Me sorprendió el análisis de Mariano Rajoy sobre la redacción del Estatut en su conferencia ante el poder financiero y político catalanes en la misma sede de la Caixa. Venía a decir el líder popular que si el texto progresaba las libertades de los catalanes se verían afectadas.
Don Mariano proseguía la cantinela mediática de los altavoces de la derecha española que recelan y desprecian cualquier iniciativa que venga de Barcelona. Ya sea un estatut, una Opa, una victoria del Barça o una buena cosecha.
En Catalunya se nos escapan los presos, se hunden barrios enteros, hay corrupción a raudales, somos incapaces de llegar a un acuerdo después de meses y meses de discusiones estatutarias, fagocitamos el ahorro de los indefensos españoles, pretendemos controlar el agua, la electricidad, el petróleo y las autopistas del gran solar ibérico. Somos, en definitiva, insolidarios con el resto de peninsulares con el avieso objetivo de destruir la unidad española.
Ante estas exageraciones me sitúo naturalmente del lado del eslabón más frágil en esta cadena de despropósitos. No por sentirme catalán con apellidos que perduran en las montañas y llanos leridanos desde hace casi ocho siglos sino porque creo que esta ofensiva es injusta y desproporcionada.
Los que abandonamos el sueño a partir de las seis de la mañana sabemos que a esa hora nos van a pegar cuatro tortas desde la emisora episcopal venga o no a cuento. Si hay motivo, que los hay a veces, claro que los hay, la paliza nos deja magullados hasta media mañana.

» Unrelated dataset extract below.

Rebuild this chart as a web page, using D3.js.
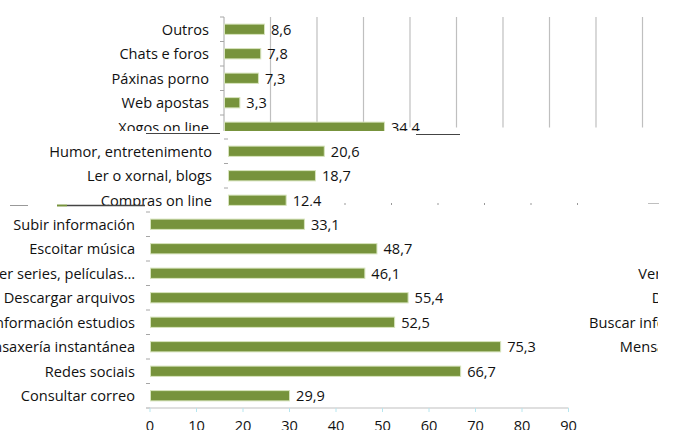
<!DOCTYPE html>
<html><head><meta charset="utf-8">
<script src="https://cdn.jsdelivr.net/npm/d3@7"></script>
<style>
html,body{margin:0;padding:0;background:#fff;}
svg{display:block;}
text{font-family:"Open Sans",sans-serif;fill:#111;}
</style></head>
<body>
<svg id="c" width="673" height="430"></svg>
<script>
// ---- data ----
const categoriesA = ["Outros", "Chats e foros", "Páxinas porno", "Web apostas", "Xogos on line"];
const valuesA = [8.6, 7.8, 7.3, 3.3, 34.4];
const categoriesB = ["Humor, entretenimento", "Ler o xornal, blogs", "Compras on line"];
const valuesB = [20.6, 18.7, 12.4];
const categoriesC = ["Subir información", "Escoitar música", "Ver series, películas…", "Descargar arquivos",
  "Buscar información estudios", "Mensaxería instantánea", "Redes sociais", "Consultar correo"];
const valuesC = [33.1, 48.7, 46.1, 55.4, 52.5, 75.3, 66.7, 29.9];
const tickValues = [0, 10, 20, 30, 40, 50, 60, 70, 80, 90];

const svg = d3.select("#c");
const defs = svg.append("defs");
const fmt = v => String(v).replace(".", ",");
const FS = 14.6;
const barColor = "#77933c", barStroke = "#d7e4bd";

function clip(id, x, y, w, h) {
  defs.append("clipPath").attr("id", id).append("rect").attr("x", x).attr("y", y).attr("width", w).attr("height", h);
  return "url(#" + id + ")";
}

// one horizontal bar panel
function panel(opts) {
  const {cats, vals, x0, yTop, step, clipId, clipBox, grid, axisLine, labelGap} = opts;
  const x = d3.scaleLinear().domain([0, 90]).range([x0, x0 + 418.5]);
  const y = d3.scaleBand().domain(cats).range([yTop, yTop + step * cats.length]).paddingInner(0.58).paddingOuter(0.29);
  const g = svg.append("g").attr("clip-path", clip(clipId, ...clipBox));
  if (grid) {
    g.append("g").selectAll("line").data(tickValues.slice(1)).join("line")
      .attr("x1", d => x(d)).attr("x2", d => x(d))
      .attr("y1", yTop).attr("y2", yTop + step * cats.length - 12)
      .attr("stroke", "#bfbfbf").attr("stroke-width", 1.2);
  }
  if (axisLine) {
    g.append("line").attr("x1", x0).attr("x2", x0).attr("y1", yTop).attr("y2", yTop + step * cats.length)
      .attr("stroke", "#a6a6a6");
  }
  g.append("g").selectAll("line").data(d3.range(cats.length + 1)).join("line")
    .attr("x1", x0 - 4).attr("x2", x0).attr("y1", i => yTop + i * step).attr("y2", i => yTop + i * step)
    .attr("stroke", "#a6a6a6");
  g.append("g").selectAll("rect").data(cats).join("rect")
    .attr("x", x(0) + 0.5).attr("y", d => y(d))
    .attr("width", (d, i) => x(vals[i]) - x(0)).attr("height", y.bandwidth())
    .attr("fill", barColor).attr("stroke", barStroke).attr("stroke-width", 1);
  g.append("g").selectAll("text.lab").data(cats).join("text").attr("class", "lab")
    .attr("x", x0 - labelGap).attr("y", d => y(d) + y.bandwidth() / 2).attr("dy", "0.36em")
    .attr("text-anchor", "end").attr("font-size", FS).text(d => d);
  g.append("g").selectAll("text.val").data(cats).join("text").attr("class", "val")
    .attr("x", (d, i) => x(vals[i]) + 7).attr("y", d => y(d) + y.bandwidth() / 2).attr("dy", "0.36em")
    .attr("font-size", FS).text((d, i) => fmt(vals[i]));
  return {x, y, g};
}

// Panel A (top)
panel({cats: categoriesA, vals: valuesA, x0: 224, yTop: 17, step: 24.5, clipId: "ca",
  clipBox: [0, 0, 673, 131], grid: true, axisLine: true, labelGap: 15});

// Panel B (middle)
panel({cats: categoriesB, vals: valuesB, x0: 228, yTop: 139, step: 24.5, clipId: "cb",
  clipBox: [0, 133, 673, 73], grid: false, axisLine: false, labelGap: 16});

// Panel C (bottom)
const pc = panel({cats: categoriesC, vals: valuesC, x0: 150, yTop: 212, step: 24.5, clipId: "cc",
  clipBox: [0, 208, 673, 222], grid: false, axisLine: false, labelGap: 15});

// x axis for panel C
const xa = svg.append("g").attr("transform", "translate(0,408)");
xa.append("line").attr("x1", pc.x(0)).attr("x2", pc.x(90)).attr("stroke", "#bfbfbf").attr("stroke-width", 1.2);
xa.selectAll("line.t").data(tickValues).join("line").attr("class", "t")
  .attr("x1", d => pc.x(d)).attr("x2", d => pc.x(d)).attr("y1", 0).attr("y2", 4)
  .attr("stroke", "#b7e6ef");
xa.selectAll("text").data(tickValues).join("text")
  .attr("x", d => pc.x(d)).attr("y", 23).attr("text-anchor", "middle").attr("font-size", FS).text(d => d);

// second (shifted) copy of panel C labels, clipped at the right edge
const gR = svg.append("g").attr("clip-path", clip("cr", 585, 258, 73, 100));
gR.selectAll("text").data(categoriesC).join("text")
  .attr("x", 150 - 15 + 648).attr("y", d => pc.y(d) + pc.y.bandwidth() / 2).attr("dy", "0.36em")
  .attr("text-anchor", "end").attr("font-size", FS).text(d => d);

// faint gridline fragments between panels
const xD = d3.scaleLinear().domain([0, 90]).range([252, 670.5]);
svg.append("g").attr("clip-path", clip("cd", 330, 203, 260, 2)).selectAll("line")
  .data(tickValues).join("line")
  .attr("x1", d => xD(d)).attr("x2", d => xD(d)).attr("y1", 190).attr("y2", 210).attr("stroke", "#999");
svg.append("line").attr("x1", 648).attr("x2", 659).attr("y1", 203.5).attr("y2", 203.5).attr("stroke", "#bfbfbf");
// seam underlines
svg.append("line").attr("x1", 146).attr("x2", 220).attr("y1", 133.5).attr("y2", 133.5).attr("stroke", "#444");
svg.append("line").attr("x1", 416).attr("x2", 460).attr("y1", 134.5).attr("y2", 134.5).attr("stroke", "#444");
svg.append("line").attr("x1", 10).attr("x2", 28).attr("y1", 205.5).attr("y2", 205.5).attr("stroke", "#999");
svg.append("line").attr("x1", 57).attr("x2", 67).attr("y1", 205.5).attr("y2", 205.5).attr("stroke", barColor).attr("stroke-width", 2);
svg.append("line").attr("x1", 67).attr("x2", 145).attr("y1", 205.5).attr("y2", 205.5).attr("stroke", "#444").attr("stroke-width", 1.5);
</script>
</body></html>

A veces tengo la sensación de que al salir a la calle alguna autoridad competente me va a detener acusado de lucir una catalanidad causante de todos los males que aflijen a la patria española.
Pero vuelvo a las libertades amenazadas de las que hablaba Rajoy. Y lo hago partiendo de la base de que la libertad de cada uno de los catalanes es más importante que todos los estatutos del mundo reunidos. Pienso que se ha tejido una complicidad poco sutil entre la clase política y la periodística al margen de la opinión de los catalanes.
Decía ayer Anton Costas que falta espíritu social crítico en Catalunya. No puedo estar más de acuerdo con el catedrático de Economía. Los diarios, los tertulianos y los políticos hemos acaparado el debate sin preocuparnos de lo que piensa la gente que asiste desconcertada a este deshojar incierto de la margarita estatutaria.
Ya sé que así tiene que ser, que los políticos y los creadores de opinión somos parte consustancial de la vida democrática del país. Pero la sociedad civil, tan sólida y tan real, apenas ha dicho nada. No he escuchado voces de juristas experimentados, de empresarios, de publicitarios y de todo el entramado de la emprendedora y demasiado silenciosa sociedad civil catalana.
Se apruebe o no el Estatut el día 30, la gran mayoría de catalanes no sabrá de qué se trata, si sus libertades van a ser más o menos respetadas y si la vida será más digna una vez obtenido el nuevo marco jurídico y político para Catalunya.
Da la impresión de que el Estatut, hasta donde yo pueda saber, es más bien una carrera para los líderes que lo han impulsado que un nuevo instrumento para la libertad de las gentes.
Me preocupa, por ejemplo, que el viernes por la noche una botella de líquido inflamable fuera arrojada en la sede del Partido Popular en la calle Urgell. Que semejantes ataques se hayan repetido en los últimos meses en la sedes populares de Sant Cugat, Barberà del Vallès, el barrio barcelonés de Gràcia y en Figueres. Nadie habla de ello.
Cuando la libertad de un solo catalán, sea del PP o de ERC, está amenazada hay que enviar a la policía para que levante acta y se proceda judicialmente. La libertad es lo que hace progresar a las sociedades a pesar de las crisis.